SEOUL/JAKARTA (Reuters) - South Korea and Indonesia cut their benchmark interest rates for the first time in years on Thursday, not waiting for an expected reduction soon in U.S. rates as they aim to help borrowers cope with mounting risks to economic growth.

The Korean cut, unlike the Indonesian one, surprised economists who anticipated a move by Seoul only after a Federal Reserve's policy decision due on July 31. And both left the door open for further easing.

Global risks are on the rise as the Sino-U.S. trade war drags on, dampening business confidence and deterring investment, and Asian economies are feeling additional pressure as China's growth cools to near 30-year lows.

Both Indonesia and South Korea cut main rates by 25 basis points (bps).

Deutsche Bank said it expects others in Asia to follow, in response to tepid growth and limited inflationary pressure, adding that Bank Indonesia and the Philippine central bank could be "the most aggressive".

Later on Thursday, another emerging market central bank - South Africa's - is expected to trim its rates.

A spate of rate decisions are due in Asia in early August. One is due from Manila's Bangko Sentral ng Pilipinas, which has made one cut this year, on Aug. 8. India's central bank, which has cut three times in 2019, meets on Aug. 7, as does the Bank of Thailand, which in December hiked for the first time since 2011.

The governors of Bank of Korea (BOK) and Bank Indonesia (BI)both said on Thursday that they see more room for "accommodative" policy, meaning that more rate cuts may be on the way.

PRESSURE ON SOUTH KOREA

The BOK cut its base rate 25 basis points (bps) to 1.50%. It also shaved this year's growth forecast to 2.2%, the lowest in a decade, from 2.5%, as a brewing dispute with Japan piled more pressure on the trade-dependent economy.

"The policy board decided to lower the interest rate to support the economic recovery as both the growth and inflation trends were weaker than previously thought," Governor Lee Ju-yeol said.

"Our economic assessment reflected Japan's imposition of export restrictions as they will have considerable effects on our economy," he added, referring to Japan's curbs on exports to South Korea of key materials for chip and display production.

ING called Thursday's Korea cut a "mere reversal" of a 25 bps hike in November, but said it believes "this is just the beginning of an easing cycle.

"The Korean economy may actually be in a recession right now, we're simply waiting for the data to confirm it," ING Asia chief economist Rob Carnell said in a note.

INDONESIA TO CUT MORE?

Indonesia's central bank cut its benchmark interest rate for the first time in nearly two years, lowering the 7-day reverse repo rate by 25 bps to 5.75%.

Indonesia has not been hit as hard by trade disputes as South Korea has, but the U.S.-China trade war, slowing global growth and falling commodity prices are denting its economic performance.

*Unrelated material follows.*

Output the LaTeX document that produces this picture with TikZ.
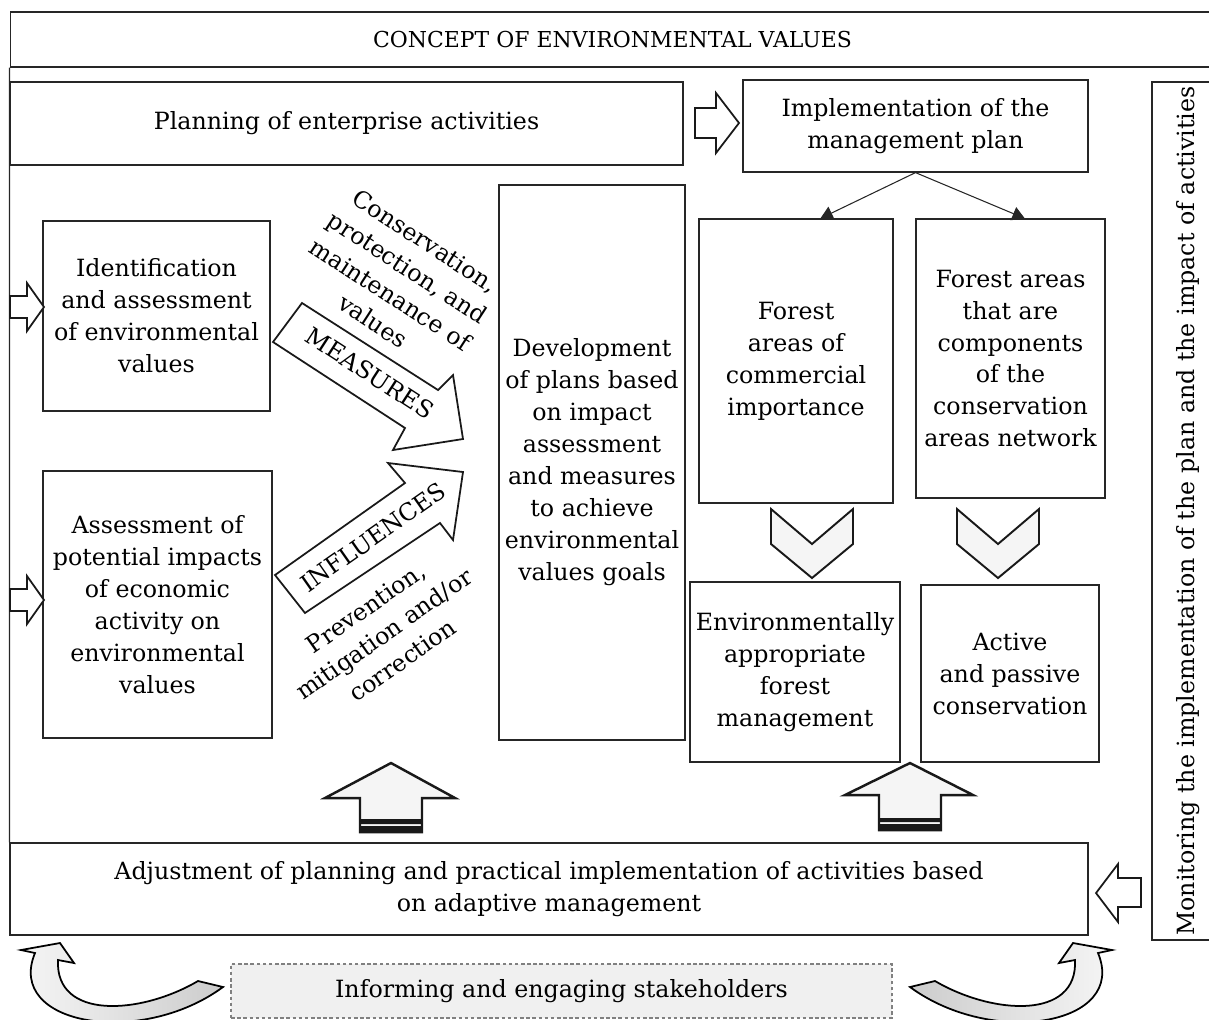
\documentclass[tikz,border=0pt]{standalone}
\usepackage{fontspec}
\setmainfont{DejaVu Serif}
\usetikzlibrary{arrows.meta,calc}

\newcommand{\boxfont}{\fontsize{13.5}{18.2}\selectfont}

\begin{document}
\begin{tikzpicture}[x=0.02cm,y=-0.02cm,font=\boxfont,
  box/.style={draw=black!85,line width=0.7pt,inner sep=0pt,align=center},
  hollow/.style={draw=black!90,line width=1pt,fill=white,line join=miter},
  block/.style={draw=black!90,line width=1.4pt,fill=gray!8,line join=miter},
  link/.style={draw=black!85,line width=0.6pt,-{Triangle[width=8pt,length=7pt]}}]

\useasboundingbox (0,0) rectangle (1209,1019);

% headers and frame
\node[box,minimum width=24.1cm,minimum height=1.1cm,font=\fontsize{12.5}{15}\selectfont]
    (title) at (612.5,39.5) {CONCEPT OF ENVIRONMENTAL VALUES};

\node[box,minimum width=13.46cm,minimum height=1.66cm] (plan) at (346.5,123.5)
    {Planning of enterprise activities};

\node[box,minimum width=6.9cm,minimum height=1.84cm] (impl) at (915.5,126)
    {Implementation of the\\management plan};

\node[box,rotate=90,minimum width=17.16cm,minimum height=1.44cm] (monitor) at (1188,511)
    {Monitoring the implementation of the plan and the impact of activities};

\node[box,minimum width=21.56cm,minimum height=1.84cm] (adjust) at (549,889)
    {Adjustment of planning and practical implementation of activities based\\on adaptive management};

\draw[black!85,line width=0.7pt] (title.south west) -- (adjust.north west);

% left column
\node[box,minimum width=4.54cm,minimum height=3.8cm] (ident) at (156.5,316)
    {Identification\\and assessment\\of environmental\\values};

\node[box,minimum width=4.58cm,minimum height=5.34cm] (assess) at (157.5,604.5)
    {Assessment of\\potential impacts\\of economic\\activity on\\environmental\\values};

\draw[hollow] (10,296) -- (27,296) -- (27,283) -- (44,307) -- (27,331) -- (27,318) -- (10,318) -- cycle;
\draw[hollow] (10,589) -- (27,589) -- (27,576) -- (44,600) -- (27,624) -- (27,611) -- (10,611) -- cycle;

% measures and influences
\draw[hollow] (273,342) -- (302,303) -- (438,390) -- (453,375) -- (463,439) -- (393,450) -- (405,428) -- cycle;
\draw[hollow] (275,575) -- (405,483) -- (388,463) -- (463,472) -- (453,540) -- (440,523) -- (305,613) -- cycle;

\node[rotate=-33] (measlbl) at (370,373) {MEASURES};
\node[rotate=35] (inflbl) at (373,537) {INFLUENCES};

\node[rotate=-33,align=center] (conslbl) at (399,281)
    {Conservation,\\protection, and\\maintenance of\\values};
\node[rotate=35,align=center] (prevlbl) at (384,634)
    {Prevention,\\mitigation and/or\\correction};

\node[box,minimum width=3.72cm,minimum height=11.1cm] (devel) at (592,462.5)
    {Development\\of plans based\\on impact\\assessment\\and measures\\to achieve\\environmental\\values goals};

% right column
\draw[hollow] (695,108) -- (716,108) -- (716,93) -- (739,123) -- (716,153) -- (716,138) -- (695,138) -- cycle;

\node[box,minimum width=3.88cm,minimum height=5.68cm] (fcomm) at (796,361)
    {Forest\\areas of\\commercial\\importance};
\node[box,minimum width=3.78cm,minimum height=5.58cm] (fcons) at (1010.5,358.5)
    {Forest areas\\that are\\components\\of the\\conservation\\areas network};

\draw[link] (impl.south) -- ($(fcomm.north)!0.25!(fcomm.north east)$);
\draw[link] (impl.south) -- ($(fcons.north)!0.15!(fcons.north east)$);

\draw[block,line width=1.1pt] (771,509) -- (812,544) -- (853,509) -- (853,544) -- (812,578) -- (771,544) -- cycle;
\draw[block,line width=1.1pt] (957,509) -- (998,544) -- (1039,509) -- (1039,544) -- (998,578) -- (957,544) -- cycle;

\node[box,minimum width=4.2cm,minimum height=3.6cm] (envman) at (795,672)
    {Environmentally\\appropriate\\forest\\management};
\node[box,minimum width=3.56cm,minimum height=3.54cm] (active) at (1010,673.5)
    {Active\\and passive\\conservation};

% feedback arrows
\draw[block] (360,832) -- (360,798) -- (325,798) -- (391,763) -- (455,798) -- (422,798) -- (422,832) -- cycle;
\fill[black!90] (360,819) rectangle (422,824) (360,826) rectangle (422,832);
\draw[block] (879,830) -- (879,795) -- (845,795) -- (910,763) -- (973,795) -- (941,795) -- (941,830) -- cycle;
\fill[black!90] (879,818) rectangle (941,822) (879,824) rectangle (941,830);

\draw[hollow] (1141,878) -- (1118,878) -- (1118,864) -- (1096,893) -- (1118,922) -- (1118,907) -- (1141,907) -- cycle;

% stakeholders
\node[box,draw=gray,dash pattern=on 2pt off 1.5pt,fill=gray!12,minimum width=13.22cm,minimum height=1.08cm]
    (inform) at (561.5,991) {Informing and engaging stakeholders};

\shade[left color=gray!5,right color=gray!40,draw=black,line width=1pt,line join=miter]
    (223,987) -- (198,981) .. controls (140,1015) and (55,1020) .. (58,960)
    -- (74,963) -- (60,943) -- (21,950) -- (35,953)
    .. controls (5,1025) and (140,1048) .. (223,987) -- cycle;
\shade[left color=gray!40,right color=gray!5,draw=black,line width=1pt,line join=miter]
    (910,987) -- (935,981) .. controls (993,1015) and (1078,1020) .. (1075,960)
    -- (1059,963) -- (1073,943) -- (1112,950) -- (1098,953)
    .. controls (1128,1025) and (993,1048) .. (910,987) -- cycle;

\end{tikzpicture}
\end{document}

Growth in Southeast Asia's biggest economy has stubbornly held at around 5% in recent years and BI - which said efforts to support domestic demand are needed to mitigate falling exports - still sees 2019 growth below the midpoint of its 5.0%-5.4% outlook.

"There is room for accommodative monetary policy, in line with expectations of low inflation to further support economic growth," Governor Perry Warjiyo told reporters.

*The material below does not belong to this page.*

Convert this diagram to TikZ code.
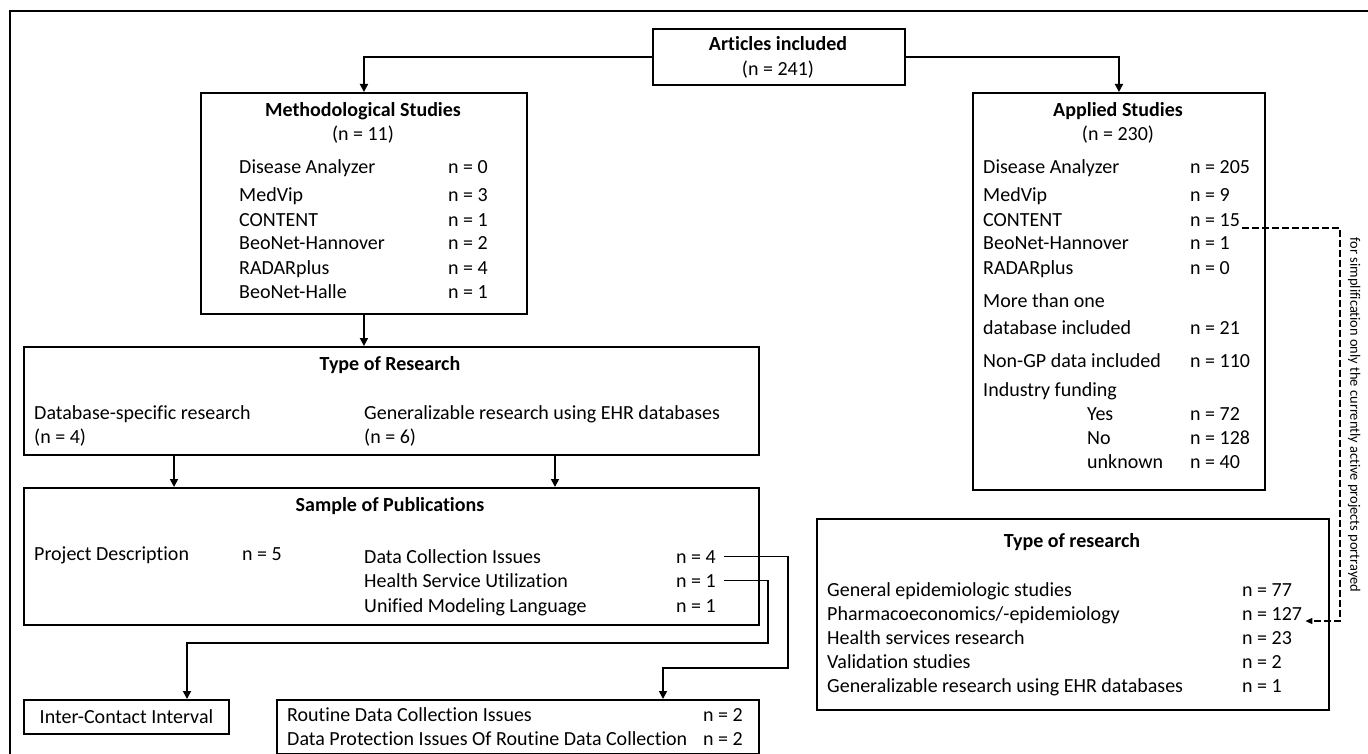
\documentclass[tikz,border=0pt]{standalone}
\usepackage{fontspec}
\setmainfont{Carlito}[Ligatures=NoCommon]
\usetikzlibrary{arrows.meta}
\newcommand\bodyfs{\fontsize{20}{24}\selectfont}
\newcommand\notefs{\fontsize{14.4}{17}\selectfont}
\tikzset{
  box/.style={draw, line width=1.9pt, inner sep=0pt, anchor=north west},
  lbl/.style={anchor=base west, inner sep=0pt, font=\bodyfs},
  ttl/.style={anchor=base, inner sep=0pt, font=\bodyfs\bfseries},
  ctr/.style={anchor=base, inner sep=0pt, font=\bodyfs},
  arr/.style={line width=1.7pt, -{Triangle[length=8pt,width=8pt]}},
  dashlink/.style={line width=1.4pt, dash pattern=on 7pt off 3pt, -{Triangle[length=7pt,width=6pt]}},
  frame/.style={line width=2pt}
}
\begin{document}
\begin{tikzpicture}[x=1pt,y=-1pt]
\useasboundingbox (0,0) rectangle (1368,754);
% outer frame
\draw[frame] (10,754) -- (10,11) -- (1368,11);

% boxes
\node[box, minimum width=252pt, minimum height=56pt] (art) at (652,28) {};
\node[box, minimum width=326pt, minimum height=221pt] (meth) at (200,92) {};
\node[box, minimum width=292pt, minimum height=397pt] (appl) at (972,92) {};
\node[box, minimum width=735pt, minimum height=108pt] (tor) at (23,346) {};
\node[box, minimum width=735pt, minimum height=137pt] (sop) at (23,487) {};
\node[box, minimum width=205pt, minimum height=34pt, font=\bodyfs] (ici) at (23,699) {Inter-Contact Interval};
\node[box, minimum width=482pt, minimum height=54pt] (rout) at (276,699) {};
\node[box, minimum width=512pt, minimum height=191pt] (tres) at (816,518) {};

% Articles
\node[ttl] (artT) at (778,51) {Articles included};
\node[ctr] (artN) at (778,76) {(n = 241)};

% Methodological
\node[ttl] (methT) at (363,117) {Methodological Studies};
\node[ctr] (methN) at (363,141) {(n = 11)};
\node[lbl] (m1) at (239,174) {Disease Analyzer};  \node[lbl] (m1n) at (448,174) {n = 0};
\node[lbl] (m2) at (239,202) {MedVip};            \node[lbl] (m2n) at (448,202) {n = 3};
\node[lbl] (m3) at (239,226) {CONTENT};           \node[lbl] (m3n) at (448,226) {n = 1};
\node[lbl] (m4) at (239,250) {BeoNet-Hannover};   \node[lbl] (m4n) at (448,250) {n = 2};
\node[lbl] (m5) at (239,274) {RADARplus};         \node[lbl] (m5n) at (448,274) {n = 4};
\node[lbl] (m6) at (239,298) {BeoNet-Halle};      \node[lbl] (m6n) at (448,298) {n = 1};

% Applied
\node[ttl] (applT) at (1118,117) {Applied Studies};
\node[ctr] (applN) at (1118,141) {(n = 230)};
\node[lbl] (a1) at (983,174) {Disease Analyzer};  \node[lbl] (a1n) at (1190,174) {n = 205};
\node[lbl] (a2) at (983,202) {MedVip};            \node[lbl] (a2n) at (1190,202) {n = 9};
\node[lbl] (a3) at (983,226) {CONTENT};           \node[lbl] (n15) at (1190,226) {n = 15};
\node[lbl] (a4) at (983,250) {BeoNet-Hannover};   \node[lbl] (a4n) at (1190,250) {n = 1};
\node[lbl] (a5) at (983,274) {RADARplus};         \node[lbl] (a5n) at (1190,274) {n = 0};
\node[lbl] (a6) at (983,307) {More than one};
\node[lbl] (a7) at (983,334) {database included}; \node[lbl] (a7n) at (1190,334) {n = 21};
\node[lbl] (a8) at (983,367) {Non-GP data included}; \node[lbl] (a8n) at (1190,367) {n = 110};
\node[lbl] (a9) at (983,396) {Industry funding};
\node[lbl] (a10) at (1087,420) {Yes};             \node[lbl] (a10n) at (1190,420) {n = 72};
\node[lbl] (a11) at (1087,444) {No};              \node[lbl] (a11n) at (1190,444) {n = 128};
\node[lbl] (a12) at (1087,468) {unknown};         \node[lbl] (a12n) at (1190,468) {n = 40};

% Type of Research (left)
\node[ttl] (torT) at (390,370) {Type of Research};
\node[lbl] (t1) at (34,419) {Database-specific research};
\node[lbl] (t1n) at (34,443) {(n = 4)};
\node[lbl] (t2) at (364,419) {Generalizable research using EHR databases};
\node[lbl] (t2n) at (364,443) {(n = 6)};

% Sample of Publications
\node[ttl] (sopT) at (390,511) {Sample of Publications};
\node[lbl] (s1) at (34,560) {Project Description};       \node[lbl] (s1n) at (242,560) {n = 5};
\node[lbl] (s2) at (364,563) {Data Collection Issues};    \node[lbl] (n4) at (676,563) {n = 4};
\node[lbl] (s3) at (364,587) {Health Service Utilization};\node[lbl] (n1h) at (676,587) {n = 1};
\node[lbl] (s4) at (364,612) {Unified Modeling Language}; \node[lbl] (s4n) at (676,612) {n = 1};

% Routine
\node[lbl] (r1) at (287,721) {Routine Data Collection Issues};                   \node[lbl] (r1n) at (703,721) {n = 2};
\node[lbl] (r2) at (287,745) {Data Protection Issues Of Routine Data Collection}; \node[lbl] (r2n) at (703,745) {n = 2};

% Type of research (right)
\node[ttl] (tresT) at (1072,547) {Type of research};
\node[lbl] (q1) at (827,596) {General epidemiologic studies};           \node[lbl] (q1n) at (1242,596) {n = 77};
\node[lbl] (q2) at (827,620) {Pharmacoeconomics/-epidemiology};         \node[lbl] (n127) at (1242,620) {n = 127};
\node[lbl] (q3) at (827,644) {Health services research};                \node[lbl] (q3n) at (1242,644) {n = 23};
\node[lbl] (q4) at (827,668) {Validation studies};                      \node[lbl] (q4n) at (1242,668) {n = 2};
\node[lbl] (q5) at (827,692) {Generalizable research using EHR databases}; \node[lbl] (q5n) at (1242,692) {n = 1};

% note
\node[rotate=-90, inner sep=0pt, font=\notefs] (note) at (1354,415) {for simplification only the currently active projects portrayed};

% connectors
\draw[arr] (art.west) -| (meth.north);
\draw[arr] (art.east) -| (appl.north);
\draw[arr] (meth.south) -- (tor.north -| meth.south);
\coordinate (xa) at (174,0);
\coordinate (xb) at (555,0);
\draw[arr] (tor.south -| xa) -- (sop.north -| xa);
\draw[arr] (tor.south -| xb) -- (sop.north -| xb);

\coordinate (b1) at (788,668);
\coordinate (b2) at (663,0);
\draw[arr] ([xshift=8pt]n4.east) -| (b1) -| (rout.north -| b2);
\coordinate (b3) at (768,643);
\coordinate (b4) at (187,0);
\draw[arr] ([xshift=8pt]n1h.east) -| (b3) -| (ici.north -| b4);

\coordinate (dstart) at ([xshift=2pt,yshift=-2pt]n15.base east);
\coordinate (dend) at ([xshift=3pt,yshift=-1pt]n127.base east);
\coordinate (d1) at (1340,0);
\draw[dashlink] (dstart) -| (d1 |- dend) -- (dend);
\end{tikzpicture}
\end{document}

After Indonesia's cut, the question becomes how much of an easing cycle there might be to unwind some of BI's six rate hikes in 2018, which totaled 175 bps.

"This is not a 'cautious cut' and there could be more monetary easing down the road in 2019," Bahana Sekuritas economists Satria Sambijantoro and Dwiwulan said in a note.

A Reuters poll before Thursday's showed many analysts believe Indonesia's main rate next March could be 5.25%, which would entail another 50 bps of cuts.

Capital Economics said in a note "the uncertain outlook for the currency means that this is unlikely to be the beginning of a prolonged easing cycle".